The Arts and its impact on our perceptions

–from past, present to future

THE earliest evidence of human awareness of respect for illustrators reaches into the prehistoric era. I’ve covered this before, so I’ll just indicate the archaeological timeline, and the locations for interested readers who wish to explore.

We know that the Sahara was not always a desert, but essentially a terrain of plant, animal, and human occupation common to other human-inhabited realms of Africa beyond five thousand years BC. Similar artworks were also documented in the Chauvet Cave in southeastern France. We have documented our life from the earliest awakenings through art, thus separating our species from other primates towards the quest of the symbolic, and interpreting a cosmic understanding of ‘being’.

But Mankind, from its inception, was never without the gift to improvise. We have always been engaged in the search for interpretations of the human desire to find the origins of self, and answer the simple social meaning of the environment. Ancient Man was always compelled to engage, understand and master through observations in his search for food. We have always wanted to come to terms with the reality of creating the concept of the ‘Tribe’, or being defenceless against the predators of greater strength that found Man a pleasing meal.
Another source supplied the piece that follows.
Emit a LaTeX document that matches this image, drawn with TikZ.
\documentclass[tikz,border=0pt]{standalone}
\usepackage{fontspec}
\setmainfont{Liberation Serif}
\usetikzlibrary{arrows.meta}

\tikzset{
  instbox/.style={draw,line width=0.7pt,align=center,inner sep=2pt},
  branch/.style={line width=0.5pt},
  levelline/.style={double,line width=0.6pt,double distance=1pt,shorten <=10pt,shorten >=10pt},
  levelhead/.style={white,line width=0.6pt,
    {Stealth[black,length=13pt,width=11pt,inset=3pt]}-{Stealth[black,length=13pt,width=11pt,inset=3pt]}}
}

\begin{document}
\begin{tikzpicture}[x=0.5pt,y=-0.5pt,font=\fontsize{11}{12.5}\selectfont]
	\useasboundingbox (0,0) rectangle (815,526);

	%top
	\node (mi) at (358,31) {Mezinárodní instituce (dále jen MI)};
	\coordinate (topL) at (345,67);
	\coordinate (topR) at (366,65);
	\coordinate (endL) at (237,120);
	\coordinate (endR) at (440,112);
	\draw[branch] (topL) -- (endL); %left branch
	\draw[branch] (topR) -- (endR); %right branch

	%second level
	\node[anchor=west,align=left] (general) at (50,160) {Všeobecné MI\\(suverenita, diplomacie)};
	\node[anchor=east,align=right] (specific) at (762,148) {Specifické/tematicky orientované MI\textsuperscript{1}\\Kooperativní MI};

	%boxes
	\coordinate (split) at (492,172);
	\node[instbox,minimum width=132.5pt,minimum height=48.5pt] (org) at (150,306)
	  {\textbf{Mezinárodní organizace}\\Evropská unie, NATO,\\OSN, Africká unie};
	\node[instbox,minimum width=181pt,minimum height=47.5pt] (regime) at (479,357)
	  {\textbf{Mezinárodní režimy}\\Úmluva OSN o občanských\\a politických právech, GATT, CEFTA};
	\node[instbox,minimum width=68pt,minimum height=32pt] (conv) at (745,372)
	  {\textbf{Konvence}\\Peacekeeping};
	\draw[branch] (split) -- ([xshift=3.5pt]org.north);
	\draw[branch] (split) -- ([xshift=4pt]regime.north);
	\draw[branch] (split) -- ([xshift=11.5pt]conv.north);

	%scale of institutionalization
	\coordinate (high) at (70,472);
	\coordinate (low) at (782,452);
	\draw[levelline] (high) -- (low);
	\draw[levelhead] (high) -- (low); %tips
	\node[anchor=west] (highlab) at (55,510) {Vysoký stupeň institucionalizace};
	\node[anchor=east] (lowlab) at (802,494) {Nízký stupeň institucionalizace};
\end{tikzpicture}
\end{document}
The walls of his dwellings became the blackboard to provide the portraits of Man’s environment, so the tribe may identify their enemies who preyed upon them, and the things that Man preyed upon. Slowly, the early Art told the story of dance, costume, and Gods and acquired concepts of astronomy and the seasons. All this, no doubt, over millennia.

As far as we understand, Art became the pretext of religion; the medium of religious definitions and sacred iconography. Outside of the dispositions of Mother Nature, Mankind had become aware and creative beings capable of architecture, designing weapons and tools to master the seasons and agriculture. All this was executed and recorded with Art.
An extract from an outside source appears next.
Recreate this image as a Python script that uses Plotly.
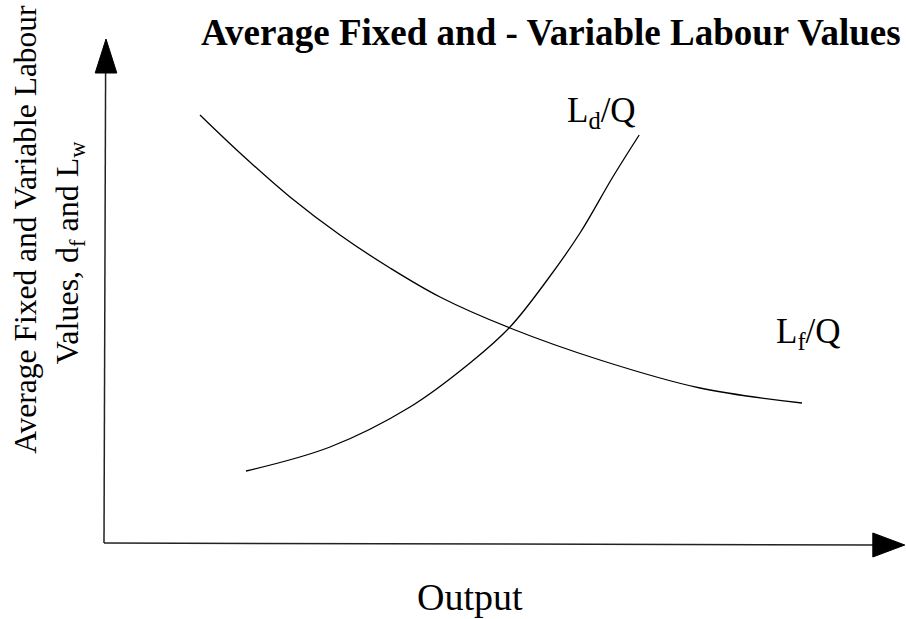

MANIFESTATIONS OF EGOMANIA
Man is a dynamic creature, and as priests and kings emerged, so did the manifestations of egomania and the twisted inner nature of deception. Towards the aims of this craft, Art was employed as what we now address as ‘propaganda’. This did not begin in the 1800s, but in the Ancient World, with the murals and frescos that depicted victories by kings that never happened. There were works that depicted the sacredness of leaders that were represented in the welcoming presence of Gods to exalt their legitimacy. But its greatest impact has been against nations that have failed to tell their stories, and have had them reconceptualised and retold by others.

The Age of Colonisation is the most effective area of study for any serious graphic illustrator. One of the facts to bear in mind is that most of the propaganda from the 1800s to 1990s came from commercial companies that had to deal with populations that were bigots across several planes, thus, income was at play. To take into consideration our own late Rudy Seymour, who, when I asked him why he had identified ‘Big Mama’ as Satan in his comics back then, replied that in colonial Guyana, anything that competed and contradicted the Churches in his field “was not good for business”. I was not amazed by his response; we were a colony back then. I came to understand what that meant later when I matured as a writer/illustrator, and had my own experiences in an independent Guyana a generation later.
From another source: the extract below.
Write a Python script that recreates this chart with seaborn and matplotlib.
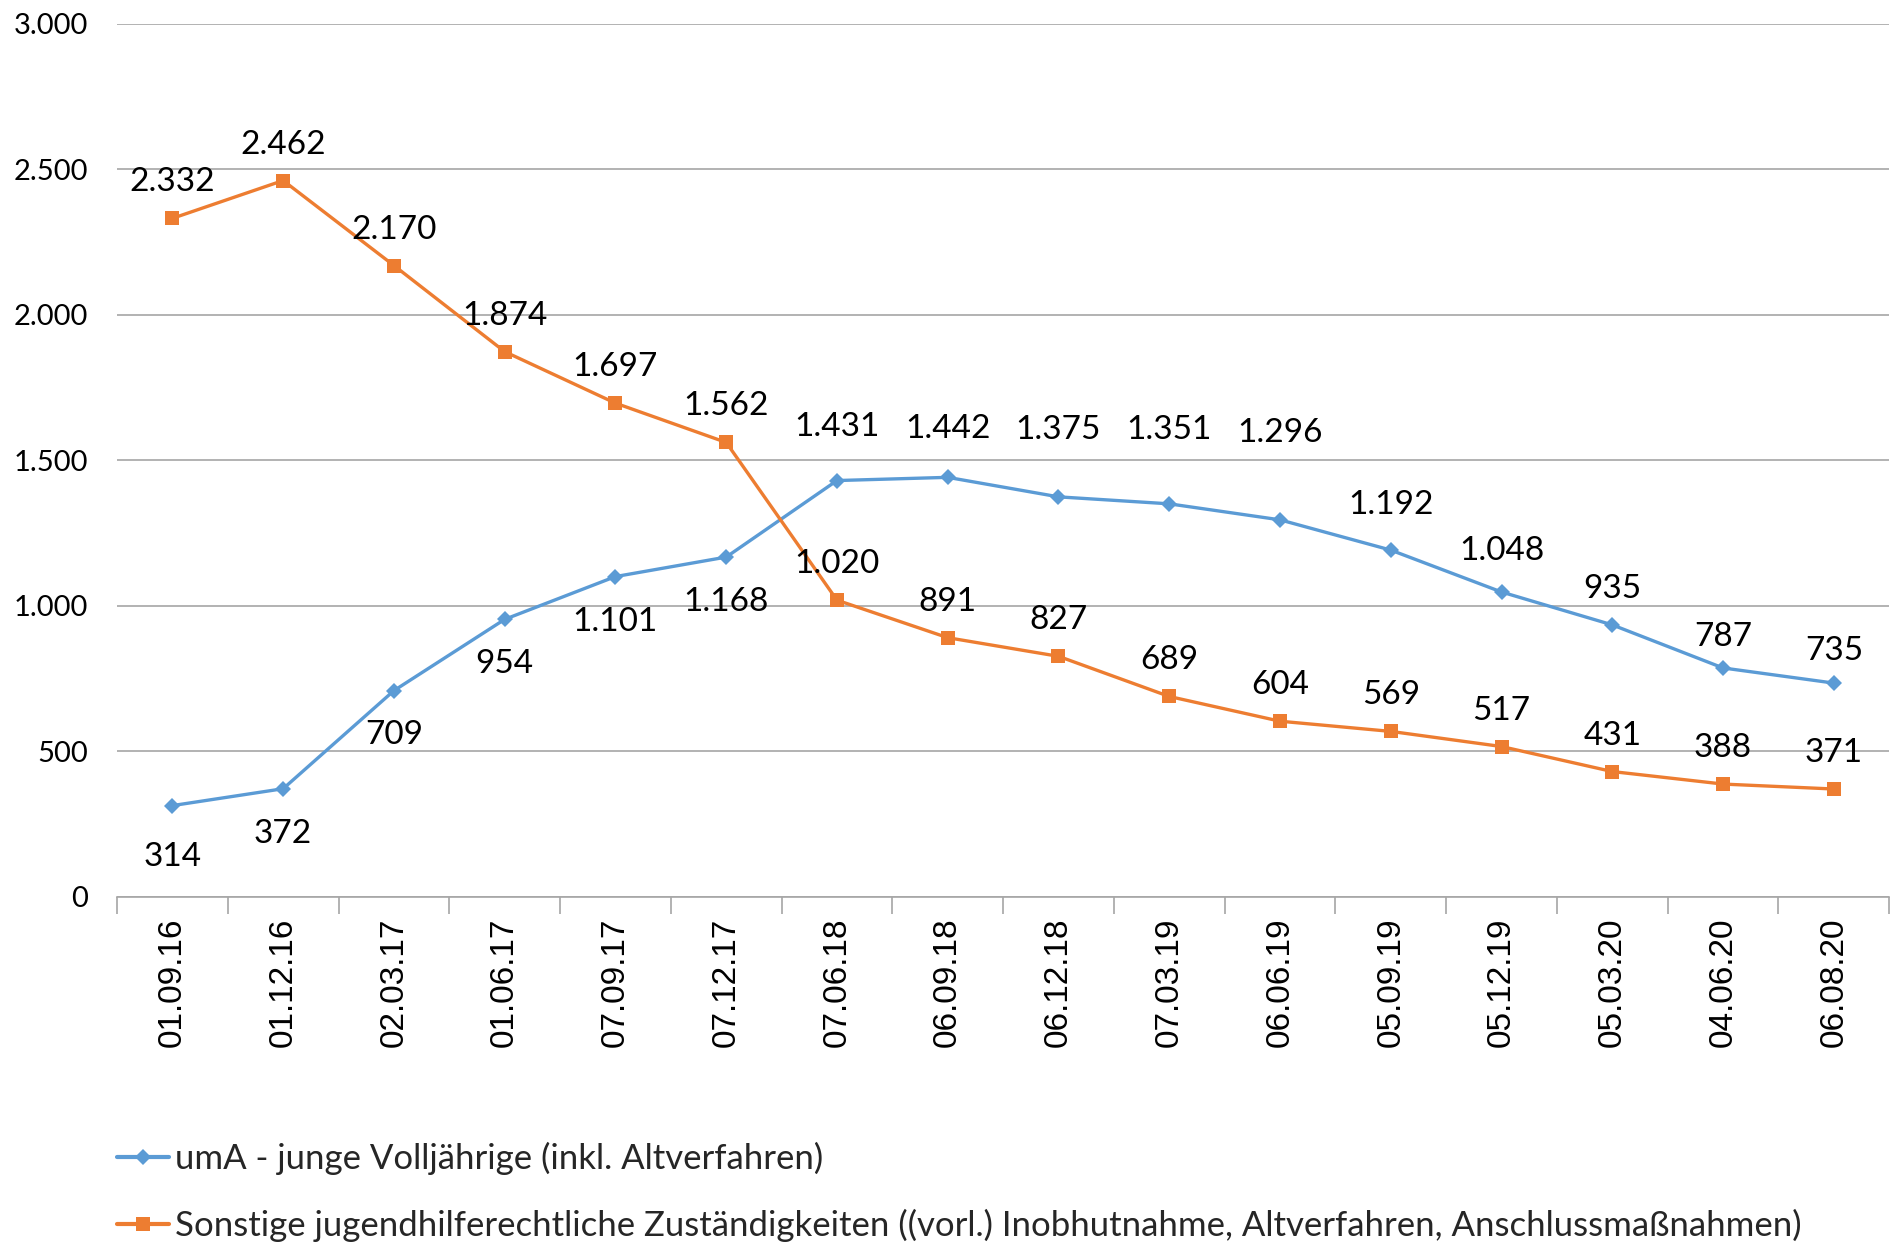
import matplotlib
matplotlib.use("Agg")
import matplotlib.pyplot as plt
from matplotlib.lines import Line2D
from matplotlib.ticker import FuncFormatter, FixedLocator
import seaborn as sns
import pandas as pd

dates = ["01.09.16", "01.12.16", "02.03.17", "01.06.17", "07.09.17", "07.12.17",
         "07.06.18", "06.09.18", "06.12.18", "07.03.19", "06.06.19", "05.09.19",
         "05.12.19", "05.03.20", "04.06.20", "06.08.20"]
uma = [314, 372, 709, 954, 1101, 1168, 1431, 1442, 1375, 1351, 1296, 1192,
       1048, 935, 787, 735]
sonstige = [2332, 2462, 2170, 1874, 1697, 1562, 1020, 891, 827, 689, 604, 569,
            517, 431, 388, 371]

name_uma = "umA - junge Volljährige (inkl. Altverfahren)"
name_son = ("Sonstige jugendhilferechtliche Zuständigkeiten ((vorl.) Inobhutnahme, "
            "Altverfahren, Anschlussmaßnahmen)")

# label offsets in pixels (negative = below the point), as placed in the original
uma_label_off = [-51, -45, -44, -45, -45, -45, 54, 48, 67, 74, 87, 45, 41, 36, 31, 32]
son_label_off = [36] * len(sonstige)

blue = "#5B9BD5"
orange = "#ED7D31"
grid = "#A6A6A6"

sns.set_theme(style="white")
plt.rcParams["font.family"] = ["Lato", "DejaVu Sans"]

df = pd.DataFrame({"datum": dates, "uma": uma, "sonstige": sonstige})
df["x"] = range(len(dates))

fig, ax = plt.subplots(figsize=(18.93, 12.42), dpi=100)
fig.subplots_adjust(left=0.0618, right=0.998, top=0.9807, bottom=0.2778)

sns.lineplot(data=df, x="x", y="uma", ax=ax, color=blue, marker="D",
             markersize=8.5, linewidth=2.4, markeredgewidth=0, sort=False)
sns.lineplot(data=df, x="x", y="sonstige", ax=ax, color=orange, marker="s",
             markersize=10.5, linewidth=2.4, markeredgewidth=0, sort=False)

fmt = lambda v: f"{int(v):,}".replace(",", ".")

for i, v in enumerate(uma):
    ax.annotate(fmt(v), (i, v), xytext=(0, uma_label_off[i]), textcoords="offset pixels",
                ha="center", va="center", fontsize=24, color="black")
for i, v in enumerate(sonstige):
    ax.annotate(fmt(v), (i, v), xytext=(0, son_label_off[i]), textcoords="offset pixels",
                ha="center", va="center", fontsize=24, color="black")

ax.set_xlim(-0.5, len(dates) - 0.5)
ax.set_ylim(0, 3000)
ax.set_yticks(range(0, 3001, 500))
ax.yaxis.set_major_formatter(FuncFormatter(lambda v, p: fmt(v)))
ax.grid(axis="y", color=grid, linewidth=1.2)
ax.grid(axis="x", visible=False)

ax.set_xticks(range(len(dates)))
ax.set_xticklabels(dates, rotation=90, fontsize=24,
                   fontfamily=["Liberation Sans", "DejaVu Sans"])
ax.xaxis.set_minor_locator(FixedLocator([i - 0.5 for i in range(len(dates) + 1)]))
ax.tick_params(axis="x", which="major", length=0, pad=15, colors="black")
ax.tick_params(axis="x", which="minor", length=12, width=1.2, color=grid,
               direction="out", bottom=True)
ax.tick_params(axis="y", length=0, pad=21, labelsize=21, colors="black")

for s in ["left", "right", "top"]:
    ax.spines[s].set_visible(False)
ax.spines["bottom"].set_color(grid)
ax.spines["bottom"].set_linewidth(1.2)

ax.set_xlabel("")
ax.set_ylabel("")

handles = [
    Line2D([], [], color=blue, marker="D", markersize=8.5, linewidth=3,
           markeredgewidth=0, label=name_uma),
    Line2D([], [], color=orange, marker="s", markersize=10.5, linewidth=3,
           markeredgewidth=0, label=name_son),
]
leg = fig.legend(handles=handles, loc="upper left", bbox_to_anchor=(0.0618, 0.0805),
                 frameon=False, handlelength=1.5, handletextpad=0.17,
                 labelspacing=0.97, borderaxespad=0, borderpad=0,
                 prop={"size": 25})

fig.savefig("out.png", dpi=100)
I had or obtained a propaganda comic book as a child that some political party gave out at the time. It featured the ills of Communism. It wasn’t mine, but its comic book layout attracted me. I was about seven years old, and didn’t understand much of it. When the Russians were here, a lifetime later, I had read about the Battle of Stalingrad, and I approached one of their embassy people who came to the Chronicle regularly. I’d harboured the idea of doing a graphic edition on that struggle, but he said that it was too sacred to be in a comic book. I recognised that he had no idea of the effects of that area of ‘psychological operations’, and I dropped the issue and took my business elsewhere into my local world.

I have a script on WWII and its impact on the old colonial world. It’s a script that Denis Williams had advised me to take the next 20 years before attempting its development, because all that I then knew were skits from Hollywood. He’s gone now, but he was damn right.